[start INPUT]
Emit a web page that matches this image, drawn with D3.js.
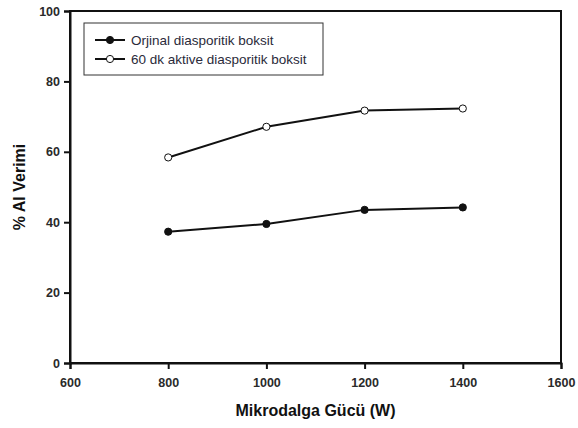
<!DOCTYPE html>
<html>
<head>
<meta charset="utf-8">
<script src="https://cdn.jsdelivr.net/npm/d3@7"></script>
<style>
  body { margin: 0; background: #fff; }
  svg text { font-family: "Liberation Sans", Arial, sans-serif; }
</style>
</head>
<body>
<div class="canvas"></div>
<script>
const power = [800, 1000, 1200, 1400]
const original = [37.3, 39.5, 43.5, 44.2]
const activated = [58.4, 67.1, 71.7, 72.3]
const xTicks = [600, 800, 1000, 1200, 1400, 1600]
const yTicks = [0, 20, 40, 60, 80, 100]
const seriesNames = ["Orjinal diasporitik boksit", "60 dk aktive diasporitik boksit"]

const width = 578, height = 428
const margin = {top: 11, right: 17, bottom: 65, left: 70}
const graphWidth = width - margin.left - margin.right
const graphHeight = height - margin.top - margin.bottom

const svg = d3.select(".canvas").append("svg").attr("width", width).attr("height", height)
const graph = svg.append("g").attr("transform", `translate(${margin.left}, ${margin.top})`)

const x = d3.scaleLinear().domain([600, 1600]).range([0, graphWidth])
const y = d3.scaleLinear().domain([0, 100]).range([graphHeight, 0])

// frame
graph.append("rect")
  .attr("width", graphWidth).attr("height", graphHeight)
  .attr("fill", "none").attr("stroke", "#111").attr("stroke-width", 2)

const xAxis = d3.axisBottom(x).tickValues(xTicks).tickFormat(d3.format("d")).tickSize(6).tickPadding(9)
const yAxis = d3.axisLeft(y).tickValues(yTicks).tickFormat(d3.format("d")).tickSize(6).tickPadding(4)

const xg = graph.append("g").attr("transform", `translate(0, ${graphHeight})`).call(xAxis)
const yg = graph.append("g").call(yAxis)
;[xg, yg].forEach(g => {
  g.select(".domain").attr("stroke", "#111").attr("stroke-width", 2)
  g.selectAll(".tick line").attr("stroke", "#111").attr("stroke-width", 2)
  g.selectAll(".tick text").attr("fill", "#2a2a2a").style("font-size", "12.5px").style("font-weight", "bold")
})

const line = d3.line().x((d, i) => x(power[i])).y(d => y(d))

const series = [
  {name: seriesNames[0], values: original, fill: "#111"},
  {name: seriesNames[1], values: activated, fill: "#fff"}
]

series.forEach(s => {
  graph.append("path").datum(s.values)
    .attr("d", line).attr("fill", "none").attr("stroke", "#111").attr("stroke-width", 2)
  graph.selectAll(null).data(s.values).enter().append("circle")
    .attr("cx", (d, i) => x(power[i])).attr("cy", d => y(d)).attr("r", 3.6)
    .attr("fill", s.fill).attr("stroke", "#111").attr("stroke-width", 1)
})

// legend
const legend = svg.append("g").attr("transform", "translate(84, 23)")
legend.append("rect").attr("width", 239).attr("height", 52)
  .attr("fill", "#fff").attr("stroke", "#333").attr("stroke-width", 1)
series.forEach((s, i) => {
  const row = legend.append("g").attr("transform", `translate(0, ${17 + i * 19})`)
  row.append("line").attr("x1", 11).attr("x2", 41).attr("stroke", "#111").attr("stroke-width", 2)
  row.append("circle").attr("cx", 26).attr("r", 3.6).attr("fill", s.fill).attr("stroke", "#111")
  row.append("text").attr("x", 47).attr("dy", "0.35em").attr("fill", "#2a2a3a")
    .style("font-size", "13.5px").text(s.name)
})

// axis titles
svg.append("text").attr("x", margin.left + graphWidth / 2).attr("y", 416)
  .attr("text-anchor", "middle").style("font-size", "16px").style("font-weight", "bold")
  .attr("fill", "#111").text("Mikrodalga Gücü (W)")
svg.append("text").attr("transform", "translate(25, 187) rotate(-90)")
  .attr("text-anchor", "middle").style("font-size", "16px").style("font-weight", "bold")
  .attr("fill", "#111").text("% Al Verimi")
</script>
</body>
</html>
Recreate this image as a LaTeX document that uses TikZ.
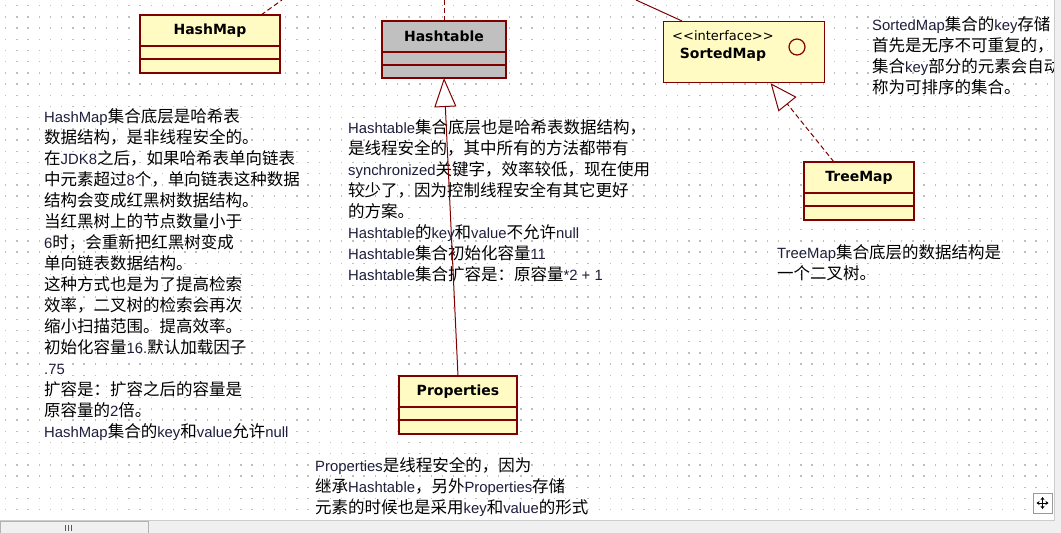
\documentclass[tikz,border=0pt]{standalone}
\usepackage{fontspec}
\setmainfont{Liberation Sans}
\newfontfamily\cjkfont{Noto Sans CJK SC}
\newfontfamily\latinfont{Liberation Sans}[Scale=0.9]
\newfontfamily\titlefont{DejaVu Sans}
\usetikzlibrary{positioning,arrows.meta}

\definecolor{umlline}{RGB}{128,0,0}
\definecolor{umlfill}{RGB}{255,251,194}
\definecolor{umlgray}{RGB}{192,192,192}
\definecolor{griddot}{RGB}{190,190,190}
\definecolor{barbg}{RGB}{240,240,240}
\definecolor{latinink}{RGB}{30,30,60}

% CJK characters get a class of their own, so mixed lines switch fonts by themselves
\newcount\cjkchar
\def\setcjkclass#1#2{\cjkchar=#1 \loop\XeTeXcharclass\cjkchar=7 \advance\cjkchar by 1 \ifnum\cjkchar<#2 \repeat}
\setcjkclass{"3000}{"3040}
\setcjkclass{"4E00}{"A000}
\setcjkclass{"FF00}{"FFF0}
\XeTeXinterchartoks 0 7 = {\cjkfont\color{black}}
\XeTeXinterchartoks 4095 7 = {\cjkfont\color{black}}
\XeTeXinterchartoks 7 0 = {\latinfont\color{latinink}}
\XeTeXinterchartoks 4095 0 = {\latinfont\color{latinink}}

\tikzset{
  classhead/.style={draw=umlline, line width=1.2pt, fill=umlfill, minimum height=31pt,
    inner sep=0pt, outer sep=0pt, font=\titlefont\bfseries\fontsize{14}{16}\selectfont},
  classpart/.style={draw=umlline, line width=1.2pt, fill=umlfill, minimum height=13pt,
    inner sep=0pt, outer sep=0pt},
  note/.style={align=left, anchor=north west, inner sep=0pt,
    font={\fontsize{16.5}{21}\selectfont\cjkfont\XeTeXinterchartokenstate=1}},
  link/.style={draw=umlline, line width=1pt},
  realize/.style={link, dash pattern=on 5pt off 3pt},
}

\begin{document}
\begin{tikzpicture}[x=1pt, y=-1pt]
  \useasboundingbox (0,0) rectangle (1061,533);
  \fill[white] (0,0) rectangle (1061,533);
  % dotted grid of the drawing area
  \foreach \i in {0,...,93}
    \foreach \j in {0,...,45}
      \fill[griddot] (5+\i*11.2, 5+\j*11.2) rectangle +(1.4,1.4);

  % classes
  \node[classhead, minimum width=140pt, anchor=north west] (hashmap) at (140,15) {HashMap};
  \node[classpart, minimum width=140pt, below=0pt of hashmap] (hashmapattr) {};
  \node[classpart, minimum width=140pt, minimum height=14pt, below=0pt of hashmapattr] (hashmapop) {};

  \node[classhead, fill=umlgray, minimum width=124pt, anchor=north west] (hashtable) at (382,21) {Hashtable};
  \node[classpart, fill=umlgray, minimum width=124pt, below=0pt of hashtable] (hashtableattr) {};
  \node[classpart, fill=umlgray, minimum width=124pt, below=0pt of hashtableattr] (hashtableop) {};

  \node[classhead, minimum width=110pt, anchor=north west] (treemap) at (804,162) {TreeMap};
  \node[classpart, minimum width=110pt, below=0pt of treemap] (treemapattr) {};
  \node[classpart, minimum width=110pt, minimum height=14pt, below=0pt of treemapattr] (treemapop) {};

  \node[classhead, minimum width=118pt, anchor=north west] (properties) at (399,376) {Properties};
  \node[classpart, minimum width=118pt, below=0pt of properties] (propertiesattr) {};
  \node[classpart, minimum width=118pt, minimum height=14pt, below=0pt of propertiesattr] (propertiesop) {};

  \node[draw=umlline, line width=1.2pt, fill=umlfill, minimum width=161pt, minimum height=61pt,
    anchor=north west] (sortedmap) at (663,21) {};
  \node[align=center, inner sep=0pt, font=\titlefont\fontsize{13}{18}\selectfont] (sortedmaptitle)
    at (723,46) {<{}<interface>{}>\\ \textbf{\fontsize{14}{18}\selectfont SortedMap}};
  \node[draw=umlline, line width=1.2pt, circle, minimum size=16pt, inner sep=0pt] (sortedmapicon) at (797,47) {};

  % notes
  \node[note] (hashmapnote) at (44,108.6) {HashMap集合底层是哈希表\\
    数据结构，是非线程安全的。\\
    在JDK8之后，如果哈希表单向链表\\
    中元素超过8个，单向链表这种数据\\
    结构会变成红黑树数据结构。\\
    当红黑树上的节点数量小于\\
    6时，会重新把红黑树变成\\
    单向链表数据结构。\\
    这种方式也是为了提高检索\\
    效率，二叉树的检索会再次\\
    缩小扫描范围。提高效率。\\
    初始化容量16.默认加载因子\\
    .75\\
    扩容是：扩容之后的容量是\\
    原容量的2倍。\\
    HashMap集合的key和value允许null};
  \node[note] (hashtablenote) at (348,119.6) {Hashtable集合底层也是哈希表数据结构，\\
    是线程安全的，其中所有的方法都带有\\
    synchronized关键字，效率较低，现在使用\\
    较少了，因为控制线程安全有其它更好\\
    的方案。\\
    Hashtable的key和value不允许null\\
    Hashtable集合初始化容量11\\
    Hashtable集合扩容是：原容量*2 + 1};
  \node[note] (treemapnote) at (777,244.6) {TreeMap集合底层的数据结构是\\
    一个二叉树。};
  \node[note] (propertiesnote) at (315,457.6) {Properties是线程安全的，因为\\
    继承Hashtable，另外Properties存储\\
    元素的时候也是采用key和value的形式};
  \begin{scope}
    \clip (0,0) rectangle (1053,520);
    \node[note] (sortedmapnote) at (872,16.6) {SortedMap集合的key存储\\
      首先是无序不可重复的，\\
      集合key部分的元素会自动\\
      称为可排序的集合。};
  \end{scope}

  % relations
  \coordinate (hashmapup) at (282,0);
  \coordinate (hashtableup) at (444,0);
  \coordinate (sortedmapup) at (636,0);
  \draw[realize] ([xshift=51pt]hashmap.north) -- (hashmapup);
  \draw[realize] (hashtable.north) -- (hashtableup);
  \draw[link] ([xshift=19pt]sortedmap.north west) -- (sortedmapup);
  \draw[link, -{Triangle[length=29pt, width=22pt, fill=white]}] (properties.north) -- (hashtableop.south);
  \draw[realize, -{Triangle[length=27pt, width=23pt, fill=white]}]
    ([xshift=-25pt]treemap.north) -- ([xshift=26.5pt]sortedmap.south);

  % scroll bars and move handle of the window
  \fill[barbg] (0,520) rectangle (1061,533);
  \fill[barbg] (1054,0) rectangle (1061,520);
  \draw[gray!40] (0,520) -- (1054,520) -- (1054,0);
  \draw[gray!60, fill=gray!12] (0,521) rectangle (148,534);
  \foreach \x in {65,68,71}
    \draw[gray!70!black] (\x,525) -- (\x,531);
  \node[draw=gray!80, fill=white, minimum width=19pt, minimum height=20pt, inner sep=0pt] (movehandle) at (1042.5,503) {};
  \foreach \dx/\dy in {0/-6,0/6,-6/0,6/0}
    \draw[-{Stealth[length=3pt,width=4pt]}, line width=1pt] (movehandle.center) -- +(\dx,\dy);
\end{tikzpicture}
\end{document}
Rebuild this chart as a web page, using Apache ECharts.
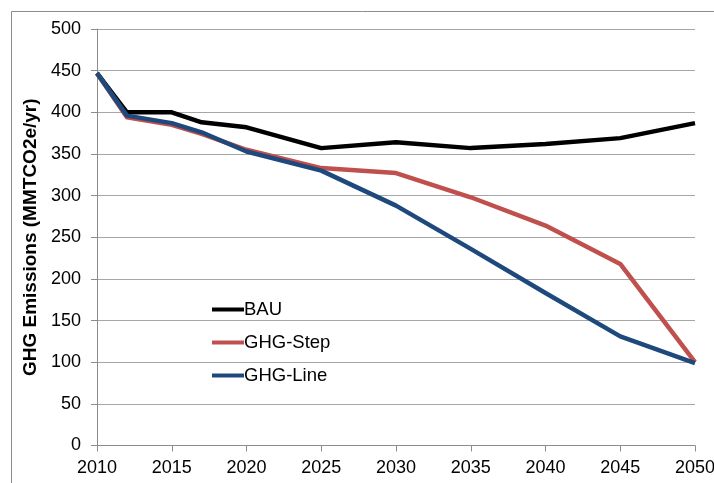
[end INPUT]
WHAT TO WORK ON
State how many lines of the listing include the word "that". Reply with the number alone.

TASK RESULT
2